Apocalypse Now would seem to fit exactly the description by Fernando Solanas and Octavio Getino in the Manifesto, ‘Towards a Third Cinema’.

“The cinema as a spectacle aimed at a digesting object is the highest point that can be reached by bourgeois film-making. The world, experience, and the historic process are enclosed within the frame of a painting, the stage of a theatre, and the movie screen; man is viewed as a consumer of ideology, and not as the creator of ideology.”

Of course, it is a masterful spectacle but empty of genuine political opposition for all that.
I do not think that the ‘Redux’ version, whilst adding filmic material, added to the political content of the film. I have yet to see ‘Final Cut’, which is actually slighter shorter than ‘Redux’, but I doubt that this will do that either.
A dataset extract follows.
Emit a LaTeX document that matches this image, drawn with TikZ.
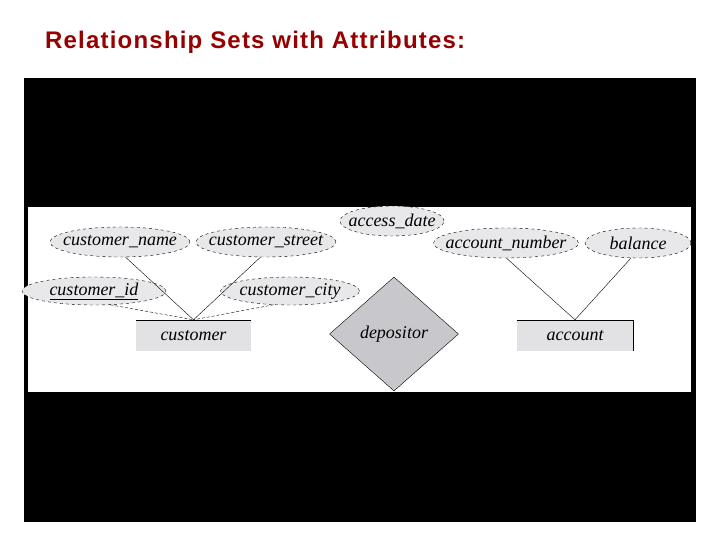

All versions owe something to Joseph Conrad’s ‘Heart of Darkness’. Whilst criticism, as that by Chinua Achebe, are valid the novella does more than merely reproduce Africa as spectacle. Unfortunately there is not a good filmic rendition of this work. It certainly deserves more than to be seen as the property for this Hollywood extravaganza. With reference to Vietnam a good antidote would be the Cuban film 79 Springs / 79 primaveras (1969), directed by Santiago Alvarez. This would have made a good screening at the Ritrovato. Meanwhile the Chahine film is one of the titles in the Ritrovato programme that has been transferred to a digital format, so that at least suggests that it will now be more accessible than in the past.